Stated exercise:
Write out the material exactly, without any of its pictures.

Material:
+ + + + +

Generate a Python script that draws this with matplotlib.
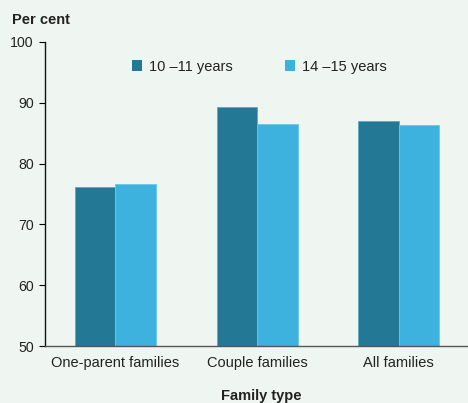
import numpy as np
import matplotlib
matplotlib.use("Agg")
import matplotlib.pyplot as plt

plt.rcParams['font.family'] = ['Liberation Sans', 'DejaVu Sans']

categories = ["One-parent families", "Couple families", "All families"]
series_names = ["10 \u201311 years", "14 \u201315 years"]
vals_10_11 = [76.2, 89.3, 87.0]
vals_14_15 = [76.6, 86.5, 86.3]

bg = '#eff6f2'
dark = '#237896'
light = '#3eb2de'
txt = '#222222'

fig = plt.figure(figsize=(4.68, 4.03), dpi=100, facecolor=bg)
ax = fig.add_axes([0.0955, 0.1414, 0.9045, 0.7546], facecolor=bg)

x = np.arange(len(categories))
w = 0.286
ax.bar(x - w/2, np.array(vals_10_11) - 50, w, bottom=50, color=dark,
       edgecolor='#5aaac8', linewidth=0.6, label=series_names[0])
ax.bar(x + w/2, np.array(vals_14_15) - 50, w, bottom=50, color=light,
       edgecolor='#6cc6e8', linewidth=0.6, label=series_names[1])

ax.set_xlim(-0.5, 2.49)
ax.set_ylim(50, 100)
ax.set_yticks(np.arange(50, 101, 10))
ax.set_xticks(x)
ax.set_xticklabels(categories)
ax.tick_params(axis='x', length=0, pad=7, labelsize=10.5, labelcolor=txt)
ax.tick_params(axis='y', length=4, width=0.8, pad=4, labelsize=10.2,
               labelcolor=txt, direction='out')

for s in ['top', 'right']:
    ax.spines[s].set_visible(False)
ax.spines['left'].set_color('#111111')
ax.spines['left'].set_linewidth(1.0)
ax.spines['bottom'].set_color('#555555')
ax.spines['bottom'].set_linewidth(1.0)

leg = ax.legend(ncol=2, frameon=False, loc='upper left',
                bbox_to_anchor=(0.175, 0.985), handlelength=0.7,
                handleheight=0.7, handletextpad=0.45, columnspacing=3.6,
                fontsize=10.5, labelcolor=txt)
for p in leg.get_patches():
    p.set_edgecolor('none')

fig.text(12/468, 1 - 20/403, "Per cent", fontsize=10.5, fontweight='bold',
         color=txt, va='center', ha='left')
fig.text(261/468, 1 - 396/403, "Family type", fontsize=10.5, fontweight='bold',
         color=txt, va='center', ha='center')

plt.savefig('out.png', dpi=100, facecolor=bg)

+ + + + +

Final result:
Generate a Python script that draws this with matplotlib.
import numpy as np
import matplotlib
matplotlib.use("Agg")
import matplotlib.pyplot as plt

plt.rcParams['font.family'] = ['Liberation Sans', 'DejaVu Sans']

categories = ["One-parent families", "Couple families", "All families"]
series_names = ["10 \u201311 years", "14 \u201315 years"]
vals_10_11 = [76.2, 89.3, 87.0]
vals_14_15 = [76.6, 86.5, 86.3]

bg = '#eff6f2'
dark = '#237896'
light = '#3eb2de'
txt = '#222222'

fig = plt.figure(figsize=(4.68, 4.03), dpi=100, facecolor=bg)
ax = fig.add_axes([0.0955, 0.1414, 0.9045, 0.7546], facecolor=bg)

x = np.arange(len(categories))
w = 0.286
ax.bar(x - w/2, np.array(vals_10_11) - 50, w, bottom=50, color=dark,
       edgecolor='#5aaac8', linewidth=0.6, label=series_names[0])
ax.bar(x + w/2, np.array(vals_14_15) - 50, w, bottom=50, color=light,
       edgecolor='#6cc6e8', linewidth=0.6, label=series_names[1])

ax.set_xlim(-0.5, 2.49)
ax.set_ylim(50, 100)
ax.set_yticks(np.arange(50, 101, 10))
ax.set_xticks(x)
ax.set_xticklabels(categories)
ax.tick_params(axis='x', length=0, pad=7, labelsize=10.5, labelcolor=txt)
ax.tick_params(axis='y', length=4, width=0.8, pad=4, labelsize=10.2,
               labelcolor=txt, direction='out')

for s in ['top', 'right']:
    ax.spines[s].set_visible(False)
ax.spines['left'].set_color('#111111')
ax.spines['left'].set_linewidth(1.0)
ax.spines['bottom'].set_color('#555555')
ax.spines['bottom'].set_linewidth(1.0)

leg = ax.legend(ncol=2, frameon=False, loc='upper left',
                bbox_to_anchor=(0.175, 0.985), handlelength=0.7,
                handleheight=0.7, handletextpad=0.45, columnspacing=3.6,
                fontsize=10.5, labelcolor=txt)
for p in leg.get_patches():
    p.set_edgecolor('none')

fig.text(12/468, 1 - 20/403, "Per cent", fontsize=10.5, fontweight='bold',
         color=txt, va='center', ha='left')
fig.text(261/468, 1 - 396/403, "Family type", fontsize=10.5, fontweight='bold',
         color=txt, va='center', ha='center')

plt.savefig('out.png', dpi=100, facecolor=bg)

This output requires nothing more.